You need to consider how bankruptcy will affect the workers you hope to retain, not just the company as a whole. Workers can feel the stress of extra work after you eliminate other positions and departments. They may feel like they have little job security. If there are unpaid wages, emotions may soon become intense.

Companies have to re-evaluate and renegotiate their obligations in a Chapter 11 filing. All too often, outside creditors receive full consideration while employees have to make major concessions during collective bargaining. This will impact the likelihood of certain people staying with the company.

For example, workers may assume that the company will try to terminate pension obligations to them. Such practices are common if the company transfers hands during the bankruptcy process.
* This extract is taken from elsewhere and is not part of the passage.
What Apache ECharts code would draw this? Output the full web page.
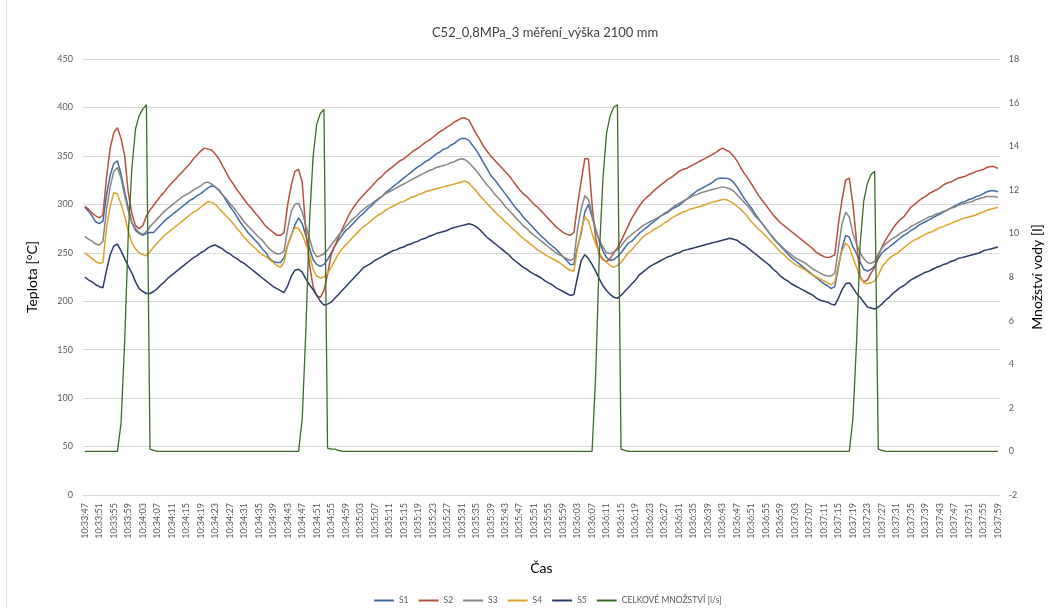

Others assume that the company’s workforce will need to make major concessions about pay, benefits and other concerns during the bankruptcy process.

If your staff members believe that they will lose opportunities and pay or be at increased risk of sudden unemployment when the company fails in the future, they are less likely to stick with the business as it rebuilds through the Chapter 11 process.

Prepare for major changes in your staffing

Simply put, the terminations your company initiates during this process will only be the start of the human resources changeover that occurs during Chapter 11 bankruptcy.

Planning carefully so that the company will not suffer any major setbacks from the loss of specific workers that you retain could be the difference between succeeding in a Chapter 11 filing and floundering as a company when you lose the workers who keep things going.